Akan tetapi, apakah keutamaan dan fitrah itu hukumnya wajib atau tidak, dan apakah
mencukurnya sama dengan mengingkari fitrah atau tidak? Dalam hal ini, ulama
fiqh 4 madzhab memiliki pandangan berbeda (akhtilaf). Perbedaan pendapat tersebut
dapat diperinci sbb:
1. Hanafiyah
Mayoritas ulama madzhab Hanafi mewajibkan memelihara jenggot
dan haram mencukurnya, terutama jenggot yang tumbuh pertama kali. Dalam Kitab
Radd al-Muhtar ‘ala Dar al-Mukhtar, Ibnu Abidin menyatakan: یَحْرُمُ عَلَى الرَّجُلِ قَطْعُ لِحْیَتِھِ (Haram
atas laki-laki memotong jenggotnya).
2. Malikiyah
Ulama Malikiyah berbeda pendapat, ada yang menghukumi wajib
dan ada yang menghukumi sunnah memelihara jenggot. Yang menghukumi wajib memelihara
jenggot, otomatis mengharamkan mencukurnya. Sedangkan ulama yang menghukumi sunnah
memelihara jenggot, memakruhkan mencukurnya. (lihat Hasyiah ad-Dasuqi ‘ala
Syarh al- Kabir dan Al-Hafidz al-Iraqi dalam Tharh al-Tatsrib.
3. Hanabilah
Mayoritas ulama Hanabilah menghukumi wajib memelihara jenggot
dan haram mencukurnya, seperti dikatakan Ibnu Muflih dalam Kitab al-Furu’: وَیُعْفِي
لِحْیَتَھُ ، وَفِي الْمَذْھَبِ مَا لَمْ یُسْتَھْجَنْ طُولُھَا وَیَحْرُمُ حَلْقُھَا
Dibiarkan jenggotnya, di dalam mazhab (Hanabilah) selama
panjangnya jenggot tidak dikhawatirkan menyebabkan buruk dan haram mencukurnya.
4. Syafi’iyah
Sebagaimana ulama Malikiyah, ulama Syafi’iyah juga berbeda pendapat
dalam menentukan hukum memelihara dan mencukur jenggot. Namun pendapat yang
paling kuat di kalangan Syafi’iyah adalah yang menghukumi sunnah memelihara dan
makruh mencukur. Pendapat inilah yang dipegang mayoritas umat Islam Indonesia.

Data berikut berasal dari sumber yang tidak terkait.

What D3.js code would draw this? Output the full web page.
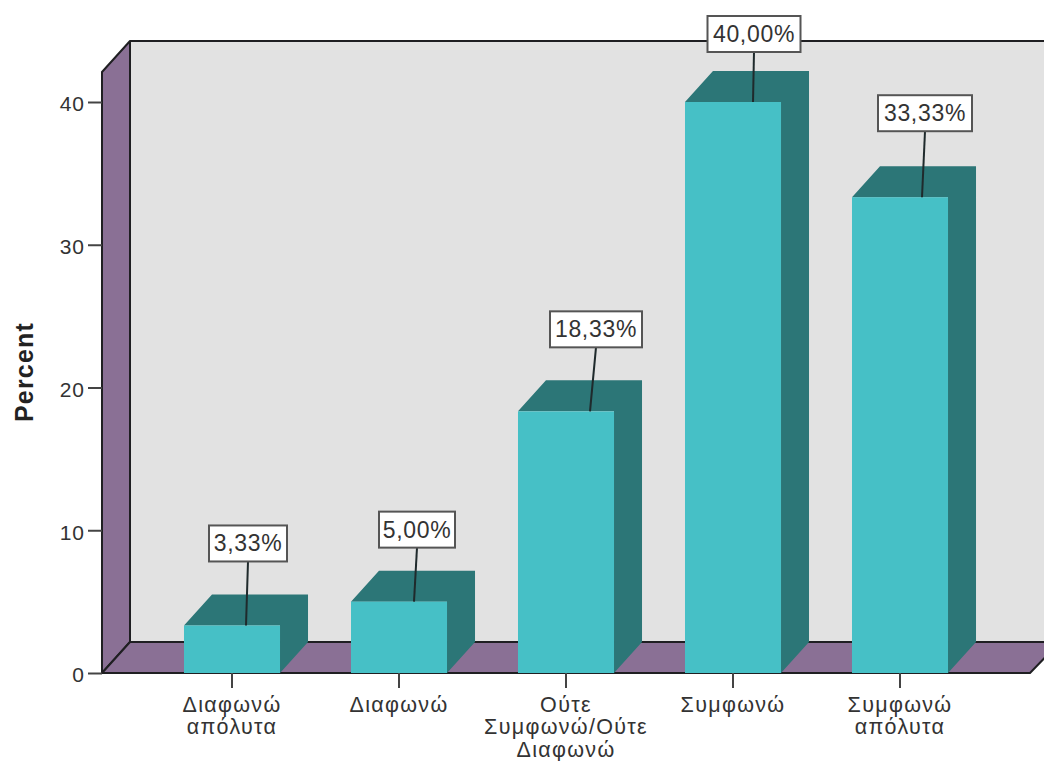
<!DOCTYPE html>
<html>
<head>
<meta charset="utf-8">
<script src="https://cdn.jsdelivr.net/npm/d3@7"></script>
<style>
  html, body { margin: 0; padding: 0; background: #fff; }
  svg { display: block; }
  text { font-family: "Liberation Sans", Arial, sans-serif; }
</style>
</head>
<body>
<svg id="chart" width="1044" height="761"></svg>
<script>
// Responses on the agreement scale, as percentages
const categories = ["Διαφωνώ απόλυτα", "Διαφωνώ", "Ούτε Συμφωνώ/Ούτε Διαφωνώ", "Συμφωνώ", "Συμφωνώ απόλυτα"];
const percents = [3.33, 5.0, 18.33, 40.0, 33.33];
const valueLabels = ["3,33%", "5,00%", "18,33%", "40,00%", "33,33%"];
const categoryLines = [["Διαφωνώ", "απόλυτα"], ["Διαφωνώ"], ["Ούτε", "Συμφωνώ/Ούτε", "Διαφωνώ"], ["Συμφωνώ"], ["Συμφωνώ", "απόλυτα"]];
const yTicks = [0, 10, 20, 30, 40];

const svg = d3.select("#chart");
const W = 1044;
const plot = { left: 102, right: 1030, floor: 673, top: 72 };
const depth = { x: 28, y: 31 };

const x = d3.scaleBand().domain(categories).range([148.5, 983.5]).paddingInner(0.425).paddingOuter(0.2125);
const y = d3.scaleLinear().domain([0, 40]).range([673, 102]);

const ink = "#1f1f22";
const poly = pts => pts.map(p => p.join(",")).join(" ");

// Back wall
svg.append("rect")
  .attr("x", plot.left + depth.x).attr("y", plot.top - depth.y)
  .attr("width", W - plot.left - depth.x + 40).attr("height", plot.floor - plot.top)
  .attr("fill", "#e2e2e2");

// Left wall and floor
svg.append("polygon")
  .attr("points", poly([[plot.left, plot.top], [plot.left + depth.x, plot.top - depth.y], [plot.left + depth.x, plot.floor - depth.y], [plot.left, plot.floor]]))
  .attr("fill", "#8a7095").attr("stroke", ink).attr("stroke-width", 2).attr("stroke-linejoin", "round");
svg.append("polygon")
  .attr("points", poly([[plot.left, plot.floor], [plot.left + depth.x, plot.floor - depth.y], [plot.right + depth.x + 2, plot.floor - depth.y], [plot.right, plot.floor]]))
  .attr("fill", "#8a7095").attr("stroke", ink).attr("stroke-width", 2).attr("stroke-linejoin", "round");

// Top edge of the back wall
svg.append("line")
  .attr("x1", plot.left + depth.x).attr("x2", W)
  .attr("y1", plot.top - depth.y).attr("y2", plot.top - depth.y)
  .attr("stroke", ink).attr("stroke-width", 2);

// Extruded bars: side and top faces first, then the front face
const bars = svg.append("g").selectAll("g").data(categories).join("g");
bars.append("polygon")
  .attr("fill", "#2c7677")
  .attr("points", (c, i) => {
    const l = x(c), r = l + x.bandwidth(), t = y(percents[i]), b = y(0);
    return poly([[l, t], [l + depth.x, t - depth.y], [r + depth.x, t - depth.y], [r + depth.x, b - depth.y], [r, b], [r, t]]);
  });
bars.append("rect")
  .attr("fill", "#46c0c6")
  .attr("x", c => x(c)).attr("width", x.bandwidth())
  .attr("y", (c, i) => y(percents[i]))
  .attr("height", (c, i) => y(0) - y(percents[i]));

// Y axis
const yAxis = svg.append("g")
  .attr("transform", `translate(${plot.left},0)`)
  .call(d3.axisLeft(y).tickValues(yTicks).tickSize(14).tickPadding(3).tickFormat(d3.format("d")));
yAxis.select(".domain").remove();
yAxis.selectAll("line").attr("stroke", "#444").attr("stroke-width", 2);
yAxis.selectAll("text").attr("font-size", 21).attr("letter-spacing", 1).attr("fill", "#333").attr("font-family", "Liberation Sans").attr("dy", "0.42em");

// X axis with wrapped category names
const xAxis = svg.append("g")
  .attr("transform", `translate(0,${plot.floor})`)
  .call(d3.axisBottom(x).tickSize(15).tickFormat(""));
xAxis.select(".domain").remove();
xAxis.selectAll("line").attr("stroke", "#444").attr("stroke-width", 2);
xAxis.selectAll("text").remove();
svg.append("g").selectAll("text").data(categories).join("text")
  .attr("text-anchor", "middle")
  .attr("font-size", 21.5).attr("letter-spacing", 1.3).attr("fill", "#333")
  .each(function (c, i) {
    d3.select(this).selectAll("tspan").data(categoryLines[i]).join("tspan")
      .attr("x", x(c) + x.bandwidth() / 2)
      .attr("y", (d, k) => 711.5 + k * 22.5)
      .text(d => d);
  });

// Axis title
svg.append("text")
  .attr("transform", "translate(33,372) rotate(-90)")
  .attr("text-anchor", "middle")
  .attr("font-size", 25).attr("letter-spacing", 1.2).attr("font-weight", "bold").attr("fill", "#222")
  .text("Percent");

// Callouts: each box sits above its bar and a leader line ties the two together
const calloutGap = [64, 54, 64, 50, 66];
const calloutShift = [16, 18, 30, 21, 25];
const calloutTilt = [2, 3, 6, 1, 3];
const calloutWidth = [78, 76, 92, 93, 94];
const calloutHeight = 36;

const callouts = svg.append("g").selectAll("g").data(categories).join("g");
callouts.each(function (c, i) {
  const g = d3.select(this);
  const anchorX = x(c) + x.bandwidth() / 2 + calloutShift[i] - calloutTilt[i];
  const anchorY = y(percents[i]);
  const topX = anchorX + calloutTilt[i];
  const boxBottom = anchorY - calloutGap[i];
  g.append("line")
    .attr("x1", anchorX).attr("y1", anchorY).attr("x2", topX).attr("y2", boxBottom)
    .attr("stroke", "#1f2a2c").attr("stroke-width", 2);
  g.append("rect")
    .attr("x", topX - calloutWidth[i] / 2).attr("y", boxBottom - calloutHeight)
    .attr("width", calloutWidth[i]).attr("height", calloutHeight)
    .attr("fill", "#fff").attr("stroke", "#555").attr("stroke-width", 2);
  g.append("text")
    .attr("x", topX).attr("y", boxBottom - calloutHeight / 2 + 8)
    .attr("text-anchor", "middle").attr("font-size", 23).attr("letter-spacing", 0.7).attr("fill", "#333")
    .text(valueLabels[i]);
});
</script>
</body>
</html>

Kemakruhan mencukur jengggot, di antaranya dinyatakan oleh
Imam al-Ghazali, al-Nawawi, al-Rafi’i, Zakariya al-Anshari, Ibnu Hajar
al-Haitamy, al-Ramli, al-Khatib as-Syarbini, dan lainnya. Sedangkan keharaman
mencukur jengot, dinyatakan oleh Imam as-Syafi’i, Ibnu al-Rifa’ah, al-Hulaimi,
al-Qaffal as- Syasyi.
Perbedaan pendapat di atas sebenarnya berpijak pada hadits
yang sama, di antaranya:
عَنْ ابْنِ عُمَرَ عَنْ النَّبِيِّ صَلَّى للهَُّ عَلَیْھِ وَسَلَّمَ
قَالَ خَالِفُوا الْمُشْرِكِینَ وَفِّرُوا اللِّحَى وَأَحْفُوا
الشَّوَارِبَ وَكَانَ ابْنُ عُمَرَ إِذَا حَجَّ أَوْ اعْتَمَرَ
قَبَضَ عَلَى لِحْیَتِھِ فَمَا فَضَلَ أَخَذَه صحیح
( البخاري، 5442
Dari Ibn Umar dari Nabi Muhammad SAW bersabda,“ Tampillah kalian berbeda dengan
orang-orang musyrik, peliharalah jenggot dan cukurlah kumis”. Dan ketika Ibn
Umar melaksanakan haji atau umrah, beliau memegang jenggotnya, dan ia pun
memotong bagian yang melebihi genggamannya” (Shahih al- Bukhari, 5442)
Walaupun hadits ini menggunakan kata perintah (amar), bukan
berarti menunjukkan kewajiban memanjangkan jenggot serta kewajiban mencukur kumis.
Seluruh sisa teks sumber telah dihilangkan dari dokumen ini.